My GGF lost two-of-three first cousins from Anderson County, Ky. at Shiloh (in Butternut) and unknown to him at the time, had at least 6 second-and-third cousins fighting in the Army of Northern Virginia with the “Little Fork Rangers,” who were from the Little Fork of the Rappahannoc River in and about Culpepper County, Virginia.
My branch of the family first “re-visited” Culpepper County in 1980. We met a man my father’s age who said, “we always knew my Great-great-grandfather had a brother move to Central Kentucky in 1808, but we never heard back from him.”
It was spooky meeting third-and-fourth cousins who looked as much like us as do our Kentucky kin.
Met a lovely lady, aged 90+ years at a swank retirement home in Richmond, the widow of a cousin who’d graduated Harvard, written a family history and taught at UVA. She insisted we take a look at a massive portrait above her bed: her Dad and six Uncles who had served as Officers in the Army of Northern Virginia, their seven photos surrounding Lee in the middle.
Virginia in 1980 was so amazing.

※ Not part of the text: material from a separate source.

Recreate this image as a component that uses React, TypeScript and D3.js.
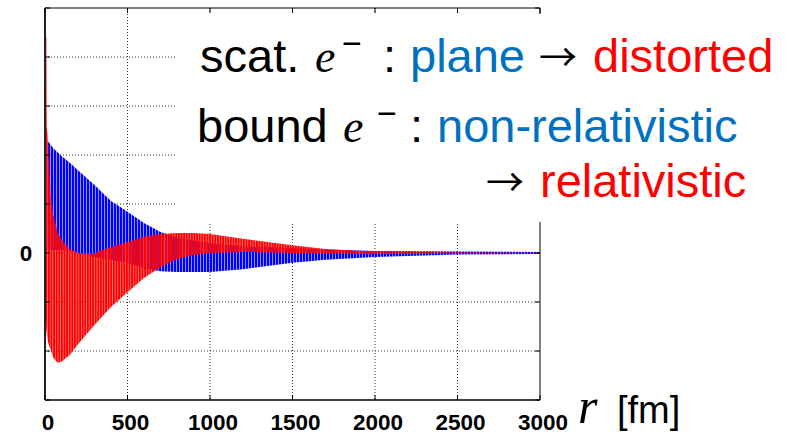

It reeked of history, but did not even have road signs to direct you to Washington or Jefferson’s homes. In contrast, if you were from Harrodsburg, Stanford, or Danville, Kentucky, every state highway entering the state from 1965 on, told you how many miles you were from Fort Harrod, Constitution Square and the William Whitley House.
Virginia has since taken note, and taken a great leap or two in marking their amazing historical sites.